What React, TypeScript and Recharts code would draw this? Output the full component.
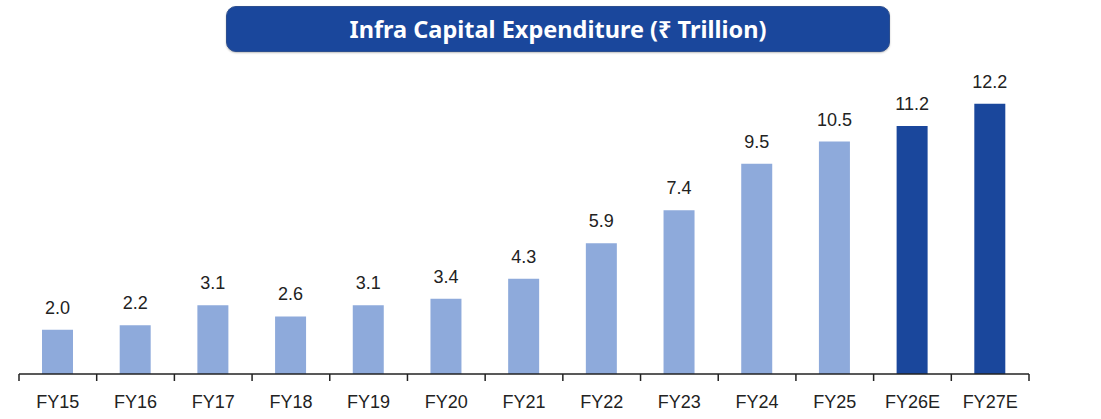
import React from "react";
import { BarChart, Bar, XAxis, YAxis, LabelList, Cell } from "recharts";

const categories = ["FY15", "FY16", "FY17", "FY18", "FY19", "FY20", "FY21", "FY22", "FY23", "FY24", "FY25", "FY26E", "FY27E"];
const capex = [2.0, 2.2, 3.1, 2.6, 3.1, 3.4, 4.3, 5.9, 7.4, 9.5, 10.5, 11.2, 12.2];
const title = "Infra Capital Expenditure (₹ Trillion)";

const data = categories.map((c, i) => ({ name: c, value: capex[i] }));

const LIGHT = "#8eaadb";
const DARK = "#1a479c";
const FONT = "'Liberation Sans', Arial, sans-serif";

const Tick = (props: any) => {
  const { x, y, payload, index, visibleTicksCount } = props;
  const half = payload && payload.offset ? payload.offset : 0;
  const last = index === visibleTicksCount - 1;
  return (
    <g>
      <line x1={x - half} x2={x - half} y1={y} y2={y + 7} stroke="#222" strokeWidth={1.5} />
      {last && <line x1={x + half} x2={x + half} y1={y} y2={y + 7} stroke="#222" strokeWidth={1.5} />}
      <text x={x} y={y + 34} textAnchor="middle" fontFamily={FONT} fontSize={18} fill="#222">
        {payload.value}
      </text>
    </g>
  );
};

export default function App() {
  return (
    <div style={{ position: "absolute", left: 0, top: 0, width: 1101, height: 419, background: "#fff" }}>
      <div
        style={{
          position: "absolute",
          left: 226,
          top: 6,
          width: 664,
          height: 46,
          boxSizing: "border-box",
          background: DARK,
          border: "1px solid #2d4f8f",
          borderRadius: 10,
          color: "#fff",
          fontFamily: "'Noto Sans', 'Open Sans', sans-serif",
          fontWeight: 700,
          fontSize: 23.5,
          display: "flex",
          alignItems: "center",
          justifyContent: "center",
          boxShadow: "0 1px 2px rgba(0,0,0,0.25)",
        }}
      >
        {title}
      </div>
      <BarChart width={1101} height={419} data={data} margin={{ top: 64, right: 72, bottom: 0, left: 19 }} barSize={31}>
        <YAxis hide domain={[0, 14]} />
        <XAxis
          dataKey="name"
          height={45}
          axisLine={{ stroke: "#222", strokeWidth: 1.5 }}
          tickLine={false}
          tickSize={0}
          tickMargin={0}
          interval={0}
          tick={<Tick />}
        />
        <Bar dataKey="value" isAnimationActive={false}>
          {data.map((d) => (
            <Cell key={d.name} fill={d.name.endsWith("E") ? DARK : LIGHT} />
          ))}
          <LabelList
            dataKey="value"
            position="top"
            offset={16}
            fontFamily={FONT}
            fontSize={18}
            fill="#222"
            formatter={(v: any) => Number(v).toFixed(1)}
          />
        </Bar>
      </BarChart>
    </div>
  );
}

▬▬▬

§ **Given task**:
Pick out every line with the string "React" and copy it.

§ **Reply to the task**:
What React, TypeScript and Recharts code would draw this? Output the full component.
import React from "react";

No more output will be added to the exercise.